Yeah, that is also something that I think I'd like to start playing with, I just noticed it my last run through of the source code (it's amazing how many times you can go through all this stuff, and not notice certain things), and it does seem like something that could be useful.

reon777 commented 4 years ago

Its good for me.

let codes = []
function _onDetected(result) {
    codes.push(result.codeResult.code)
    if (codes.length < 3) return
    let is_same_all = false;
    if (codes.every(v => v === codes[0])) {
        is_same_all = true;
    }
    if (!is_same_all) {
        codes.shift()
        return
    }
}
julienboulay commented 3 years ago

@ericblade Base on @sam-lex answer, I get good results (near 100%) validating errors against two threshold : median et max values

function isValid(result) {
const errors: number[] = result.codeResult.decodedCodes
   .filter(_ => _.error !== undefined)
   .map(_ => _.error);

const median = this._getMedian(errors);

//Good result for code_128 : median <= 0.08 and maxError < 0.1
return !(median > 0.08 || errors.some(err => err > 0.1))
}
ericblade commented 3 years ago

0.08 :O that seems very low. out of curiosity, do you have any idea how long it takes you to get a result with that, normally?
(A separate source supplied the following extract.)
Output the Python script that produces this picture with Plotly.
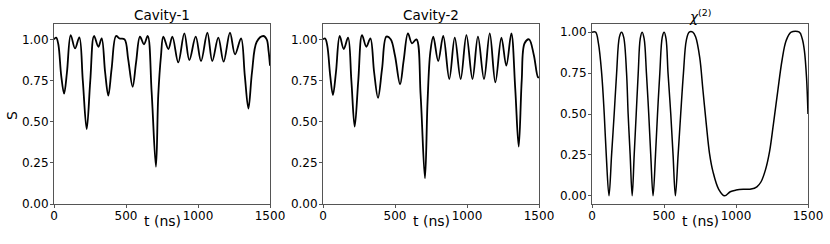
import plotly.graph_objects as go

# ---- data ----
t_cav1 = [0, 15, 30, 50, 70, 90, 116, 146, 176, 200, 227, 252, 278, 308, 331, 355, 377, 400,
          431, 455, 490, 515, 546, 570, 597, 625, 651, 678, 708, 724, 743, 759, 794, 822, 863,
          905, 940, 984, 1021, 1065, 1099, 1141, 1178, 1222, 1257, 1299, 1325, 1350, 1375,
          1408, 1454, 1477, 1490, 1500]
s_cav1 = [1.0, 1.01, 0.97, 0.78, 0.67, 0.80, 1.026, 0.945, 1.012, 0.75, 0.455, 0.75, 1.02, 0.955,
          1.006, 0.80, 0.658, 0.82, 1.02, 1.005, 1.0, 0.88, 0.712, 0.86, 1.016, 0.97, 1.02, 0.68,
          0.226, 0.66, 0.90, 1.016, 0.941, 1.016, 0.86, 1.036, 0.874, 1.016, 0.868, 1.04, 0.868,
          1.01, 0.864, 1.04, 0.909, 1.006, 0.78, 0.58, 0.80, 0.985, 1.02, 1.0, 0.93, 0.84]

t_cav2 = [0, 15, 30, 50, 69, 90, 116, 144, 174, 197, 220, 245, 271, 301, 329, 355, 382, 410,
          440, 470, 500, 535, 560, 590, 618, 649, 678, 708, 726, 745, 766, 800, 835, 877, 915,
          956, 996, 1038, 1076, 1118, 1158, 1197, 1239, 1273, 1308, 1335, 1359, 1380, 1400,
          1431, 1464, 1493, 1500]
s_cav2 = [1.0, 1.005, 0.96, 0.78, 0.662, 0.80, 1.02, 0.941, 1.01, 0.75, 0.47, 0.75, 1.026, 0.955,
          1.006, 0.80, 0.645, 0.82, 1.016, 1.0, 0.90, 0.727, 0.87, 1.036, 0.976, 1.0, 0.66, 0.156,
          0.62, 0.92, 1.016, 0.868, 1.02, 0.759, 1.01, 0.759, 1.026, 0.759, 1.016, 0.759, 1.036,
          0.739, 1.01, 0.84, 1.036, 0.70, 0.348, 0.75, 0.976, 1.0, 0.905, 0.77, 0.77]

t_chi = [0, 25, 45, 67, 85, 99, 118, 136, 154, 171, 190, 205, 220, 240, 251, 265, 279, 293, 307,
         321, 335, 348, 362, 378, 394, 408, 424, 441, 455, 471, 488, 501, 514, 528, 547, 563, 579,
         598, 616, 635, 655, 675, 700, 720, 748, 770, 794, 816, 840, 880, 921, 960, 1001, 1050,
         1105, 1145, 1174, 1205, 1233, 1260, 1290, 1320, 1348, 1383, 1440, 1460, 1475, 1490, 1500]
s_chi = [1.0, 1.0, 0.93, 0.75, 0.5, 0.25, 0.0, 0.25, 0.5, 0.75, 0.97, 1.0, 0.97, 0.75, 0.5, 0.25,
         0.0, 0.25, 0.5, 0.75, 0.96, 1.0, 0.96, 0.75, 0.5, 0.25, 0.0, 0.25, 0.5, 0.75, 0.97, 1.0,
         0.96, 0.75, 0.5, 0.25, 0.0, 0.25, 0.5, 0.75, 0.95, 1.0, 1.0, 0.97, 0.846, 0.65, 0.435,
         0.26, 0.148, 0.04, 0.0, 0.025, 0.035, 0.04, 0.041, 0.055, 0.086, 0.16, 0.27, 0.44, 0.64,
         0.83, 0.948, 1.0, 1.0, 0.96, 0.887, 0.72, 0.5]

titles = ["Cavity-1", "Cavity-2", "<i>χ</i><sup>(2)</sup>"]
x_ticks = [0, 500, 1000, 1500]
y_ticks = [0, 0.25, 0.5, 0.75, 1.0]
y_tick_text = ["0.00", "0.25", "0.50", "0.75", "1.00"]

W, H = 830, 244
FONT = "DejaVu Sans"
px_x = [(54, 270), (323, 539), (592, 808)]
py_top, py_bot = 24, 204
ydom = [(H - py_bot) / H, (H - py_top) / H]
FRAME = "#555555"

fig = go.Figure()
series = [(t_cav1, s_cav1, 1.8), (t_cav2, s_cav2, 1.8), (t_chi, s_chi, 1.5)]
for i, (tx, sy, lw) in enumerate(series):
    n = "" if i == 0 else str(i + 1)
    fig.add_trace(go.Scatter(x=tx, y=sy, mode="lines",
                             line=dict(color="black", width=lw, shape="spline", smoothing=1.0),
                             xaxis="x" + n, yaxis="y" + n, showlegend=False, hoverinfo="skip",
                             cliponaxis=True))
    axcommon = dict(showline=True, linecolor=FRAME, linewidth=1, mirror=True,
                    ticks="outside", ticklen=3, tickwidth=1, tickcolor=FRAME,
                    showgrid=False, zeroline=False, automargin=False,
                    tickfont=dict(family=FONT, size=12, color="black"))
    fig.layout["xaxis" + n] = dict(domain=[px_x[i][0] / W, px_x[i][1] / W], range=[0, 1500],
                                   tickvals=x_ticks, anchor="y" + n, ticklabelstandoff=-2,
                                   **axcommon)
    yr = [0, 1.093] if i < 2 else [-0.05, 1.05]
    fig.layout["yaxis" + n] = dict(domain=ydom, range=yr, tickvals=y_ticks, ticktext=y_tick_text,
                                   anchor="x" + n, ticklabelstandoff=-1, **axcommon)
    cx = (px_x[i][0] + px_x[i][1]) / 2 / W
    fig.add_annotation(x=cx, y=ydom[1], xref="paper", yref="paper", text=titles[i],
                       showarrow=False, xanchor="center", yanchor="bottom",
                       yshift=-1 if i < 2 else -3,
                       font=dict(family=FONT, size=13.5, color="black"))
    fig.add_annotation(x=cx, y=(H - 221) / H, xref="paper", yref="paper", text="t (ns)",
                       showarrow=False, xanchor="center", yanchor="middle",
                       font=dict(family=FONT, size=14, color="black"))

fig.add_annotation(x=12 / W, y=(H - 116) / H, xref="paper", yref="paper", text="S",
                   showarrow=False, textangle=-90, xanchor="center", yanchor="middle",
                   font=dict(family=FONT, size=14, color="black"))

fig.update_layout(width=W, height=H, margin=dict(l=0, r=0, t=0, b=0),
                  paper_bgcolor="white", plot_bgcolor="white")
fig.write_html("out.html", config={"displayModeBar": False, "staticPlot": True},
               post_script="document.body.style.margin='0';document.body.style.overflow='hidden';")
that's usually part of the tradeoffs -- taking long to get a good result, and the battery lifetime involved in doing so

ericblade commented 3 years ago

I am now playing with something resembling this

function getMedian(arr) {
    const sorted = [...arr].sort((a, b) => a - b);
    const half = Math.floor(sorted.length / 2);
    if (arr.length % 2 === 1) {
        return arr[half];
    }
    return (arr[half - 1] + arr[half]) / 2;
}

function getMedianOfCodeErrors(decodedCodes) {
    const errors = decodedCodes.filter((x) => x.error !== undefined).map((y) => y.error); // TODO: use reduce
    const median = getMedian(errors);
    return { probablyValid: !(median > 0.10 || errors.some((err) => err > 0.1)), median };
}

...
        const err = getMedianOfCodeErrors(result.codeResult.decodedCodes);
        const validated = barcodeValidator(result.codeResult.code);
        console.warn('* errorCheck', result.codeResult.code, err, validated);
        if (err.probablyValid || (err.median < 0.25 && validated.valid === true && validated.type === 'upc')) {
            onDetected(result);
        }

barcodeValidator is from https://github.com/ericblade/barcode-validator

primeKal commented 3 years ago

you can try this make an array and select the highest mode value

 function mode(array){
            if(array.length == 0)
                return null;
            var modeMap = {};
            var maxEl = array[0], maxCount = 1;
            for(var i = 0; i < array.length; i++)
            {
                var el = array[i];
                if(modeMap[el] == null)
                    modeMap[el] = 1;
                else
                    modeMap[el]++;
                if(modeMap[el] > maxCount)
                {
                    maxEl = el;
                    maxCount = modeMap[el];
                }
            }
            return maxEl;
        }

  var last_result=[];

            Quagga.onDetected(function (result) {
                var last_code = result.codeResult.code;
                last_result.push(last_code);
                if (last_result.length >20){
                console.log(last_result);
                //when we reached the last scanned object take the most repeated is the correct one
                code = mode(last_result);
                console.log(code +" Is the most valid one");
                  }
            });
dansleboby commented 2 years ago

Great list of REGEX depending of barcode type: https://www.neodynamic.com/Products/Help/BarcodeWinControl2.5/working_barcode_symbologies.htm

ericblade commented 2 years ago

Great list of REGEX depending of barcode type: https://www.neodynamic.com/Products/Help/BarcodeWinControl2.5/working_barcode_symbologies.htm

Perhaps useful, but it's worth noting that that regex comparisons only tell you that it might be valid, not that it is valid. I would doubt that a decoder is going to return something that wouldn't pass a regex, but it can easily due to read errors, return something that doesn't actually pass a checksum test.